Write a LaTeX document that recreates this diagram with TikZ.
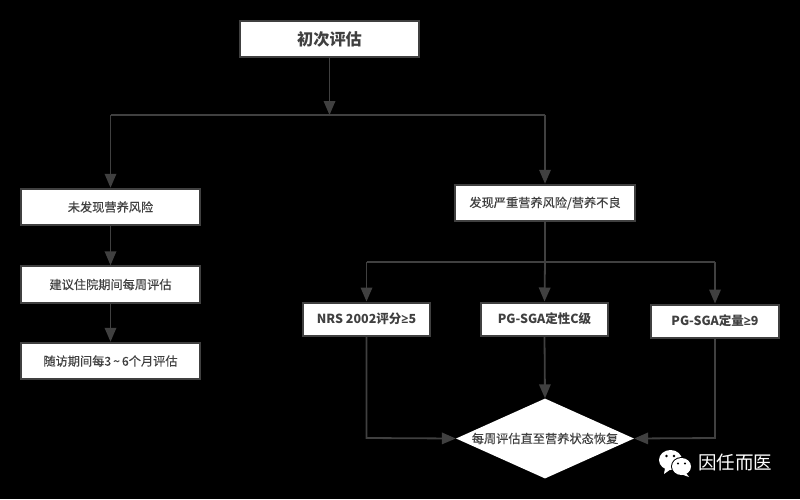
\documentclass[tikz,border=0pt]{standalone}
\usepackage{fontspec}
\usetikzlibrary{shapes.geometric,arrows.meta,calc}
\setmainfont{Noto Sans CJK SC}
\newfontfamily\medf[FakeBold=0.2]{Noto Sans CJK SC}
\newfontfamily\latinb{Open Sans}
\definecolor{ink}{HTML}{404040}
\tikzset{
  x=1pt,y=-1pt,
  box/.style={draw=ink,fill=white,line width=2pt,inner sep=0pt,text=ink,font=\fontsize{12.2}{14}\selectfont\medf},
  strong/.style={font=\fontsize{12.5}{14}\selectfont\bfseries},
  conn/.style={draw=ink,line width=1.8pt,-{Triangle[length=14pt,width=11.5pt]}},
  plain/.style={draw=ink,line width=1.8pt},
}
\begin{document}
\begin{tikzpicture}
\useasboundingbox[fill=black] (0,0) rectangle (800,499);
\node[box,minimum width=179pt,minimum height=36.5pt,font=\fontsize{16.2}{18}\selectfont\bfseries] (top) at (329.5,39) {\raisebox{-1.5pt}{初次评估}};
\node[box,minimum width=179pt,minimum height=36.5pt] (l1) at (110.5,207) {未发现营养风险};
\node[box,minimum width=179pt,minimum height=36.5pt] (l2) at (110.5,284.5) {建议住院期间每周评估};
\node[box,minimum width=179pt,minimum height=36.5pt] (l3) at (110.5,361) {随访期间每3\,\textasciitilde\,6个月评估};
\node[box,minimum width=180pt,minimum height=36.5pt] (r0) at (545,203) {发现严重营养风险/营养不良};
\node[box,strong,minimum width=127.5pt,minimum height=33pt] (a) at (366.5,319) {NRS 2002评分{\latinb\bfseries ≥}5};
\node[box,strong,minimum width=127.5pt,minimum height=33pt] (b) at (544.5,319) {PG-SGA定性C级};
\node[box,strong,minimum width=128.5pt,minimum height=33pt] (c) at (715,321) {PG-SGA定量{\latinb\bfseries ≥}9};
\node[diamond,aspect=2.225,fill=white,draw=none,inner sep=0pt,minimum width=178pt,minimum height=80pt,text=ink,font=\fontsize{12.2}{14}\selectfont\medf] (d) at (545,438.5) {\makebox[0pt]{每周评估直至营养状态恢复}};
\coordinate (j1) at (329.5,115);
\coordinate (jl) at (110.5,115);
\coordinate (jr) at (545,115);
\coordinate (j2) at (545,262);
\coordinate (ja) at (366.5,262);
\coordinate (jc) at (715,262);
\coordinate (ba) at (366.5,438);
\coordinate (bc) at (715,438);
\draw[conn] (top.south) -- (j1);
\draw[plain] (jl) -- (jr);
\draw[conn] (jl) -- (l1.north);
\draw[conn] (jr) -- (r0.north);
\draw[conn] (l1.south) -- (l2.north);
\draw[conn] (l2.south) -- (l3.north);
\draw[plain] (r0.south) -- (j2);
\draw[plain] (ja) -- (jc);
\draw[conn] (ja) -- (a.north);
\draw[conn] (j2) -- (b.north);
\draw[conn] (jc) -- (c.north);
\draw[conn] (a.south) -- (ba) -- (d.west);
\draw[conn] (b.south) -- (d.north);
\draw[conn] (c.south) -- (bc) -- (d.east);
% WeChat mark
\fill[white] (670.5,460) ellipse [x radius=11.5pt,y radius=10pt];
\fill[white] (665,468) -- (664,474) -- (671,469) -- cycle;
\fill[black] (681.5,466.5) ellipse [x radius=10.5pt,y radius=9.5pt];
\fill[white] (681.5,466.5) ellipse [x radius=9.5pt,y radius=8.5pt];
\fill[white] (686,473) -- (689,477) -- (682,474.5) -- cycle;
\fill[black] (666.5,456) circle (1.3pt) (674,456) circle (1.3pt) (678,463.5) circle (1.1pt) (685,463.5) circle (1.1pt);
\node[text=white,font=\fontsize{18.5}{20}\selectfont,inner sep=0pt] (wm) at (735,462.5) {因任而医};
\end{tikzpicture}
\end{document}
########
Repeat the material exactly as it reads, without any of its pictures.

Write a LaTeX document that recreates this diagram with TikZ.
\documentclass[tikz,border=0pt]{standalone}
\usepackage{fontspec}
\usetikzlibrary{shapes.geometric,arrows.meta,calc}
\setmainfont{Noto Sans CJK SC}
\newfontfamily\medf[FakeBold=0.2]{Noto Sans CJK SC}
\newfontfamily\latinb{Open Sans}
\definecolor{ink}{HTML}{404040}
\tikzset{
  x=1pt,y=-1pt,
  box/.style={draw=ink,fill=white,line width=2pt,inner sep=0pt,text=ink,font=\fontsize{12.2}{14}\selectfont\medf},
  strong/.style={font=\fontsize{12.5}{14}\selectfont\bfseries},
  conn/.style={draw=ink,line width=1.8pt,-{Triangle[length=14pt,width=11.5pt]}},
  plain/.style={draw=ink,line width=1.8pt},
}
\begin{document}
\begin{tikzpicture}
\useasboundingbox[fill=black] (0,0) rectangle (800,499);
\node[box,minimum width=179pt,minimum height=36.5pt,font=\fontsize{16.2}{18}\selectfont\bfseries] (top) at (329.5,39) {\raisebox{-1.5pt}{初次评估}};
\node[box,minimum width=179pt,minimum height=36.5pt] (l1) at (110.5,207) {未发现营养风险};
\node[box,minimum width=179pt,minimum height=36.5pt] (l2) at (110.5,284.5) {建议住院期间每周评估};
\node[box,minimum width=179pt,minimum height=36.5pt] (l3) at (110.5,361) {随访期间每3\,\textasciitilde\,6个月评估};
\node[box,minimum width=180pt,minimum height=36.5pt] (r0) at (545,203) {发现严重营养风险/营养不良};
\node[box,strong,minimum width=127.5pt,minimum height=33pt] (a) at (366.5,319) {NRS 2002评分{\latinb\bfseries ≥}5};
\node[box,strong,minimum width=127.5pt,minimum height=33pt] (b) at (544.5,319) {PG-SGA定性C级};
\node[box,strong,minimum width=128.5pt,minimum height=33pt] (c) at (715,321) {PG-SGA定量{\latinb\bfseries ≥}9};
\node[diamond,aspect=2.225,fill=white,draw=none,inner sep=0pt,minimum width=178pt,minimum height=80pt,text=ink,font=\fontsize{12.2}{14}\selectfont\medf] (d) at (545,438.5) {\makebox[0pt]{每周评估直至营养状态恢复}};
\coordinate (j1) at (329.5,115);
\coordinate (jl) at (110.5,115);
\coordinate (jr) at (545,115);
\coordinate (j2) at (545,262);
\coordinate (ja) at (366.5,262);
\coordinate (jc) at (715,262);
\coordinate (ba) at (366.5,438);
\coordinate (bc) at (715,438);
\draw[conn] (top.south) -- (j1);
\draw[plain] (jl) -- (jr);
\draw[conn] (jl) -- (l1.north);
\draw[conn] (jr) -- (r0.north);
\draw[conn] (l1.south) -- (l2.north);
\draw[conn] (l2.south) -- (l3.north);
\draw[plain] (r0.south) -- (j2);
\draw[plain] (ja) -- (jc);
\draw[conn] (ja) -- (a.north);
\draw[conn] (j2) -- (b.north);
\draw[conn] (jc) -- (c.north);
\draw[conn] (a.south) -- (ba) -- (d.west);
\draw[conn] (b.south) -- (d.north);
\draw[conn] (c.south) -- (bc) -- (d.east);
% WeChat mark
\fill[white] (670.5,460) ellipse [x radius=11.5pt,y radius=10pt];
\fill[white] (665,468) -- (664,474) -- (671,469) -- cycle;
\fill[black] (681.5,466.5) ellipse [x radius=10.5pt,y radius=9.5pt];
\fill[white] (681.5,466.5) ellipse [x radius=9.5pt,y radius=8.5pt];
\fill[white] (686,473) -- (689,477) -- (682,474.5) -- cycle;
\fill[black] (666.5,456) circle (1.3pt) (674,456) circle (1.3pt) (678,463.5) circle (1.1pt) (685,463.5) circle (1.1pt);
\node[text=white,font=\fontsize{18.5}{20}\selectfont,inner sep=0pt] (wm) at (735,462.5) {因任而医};
\end{tikzpicture}
\end{document}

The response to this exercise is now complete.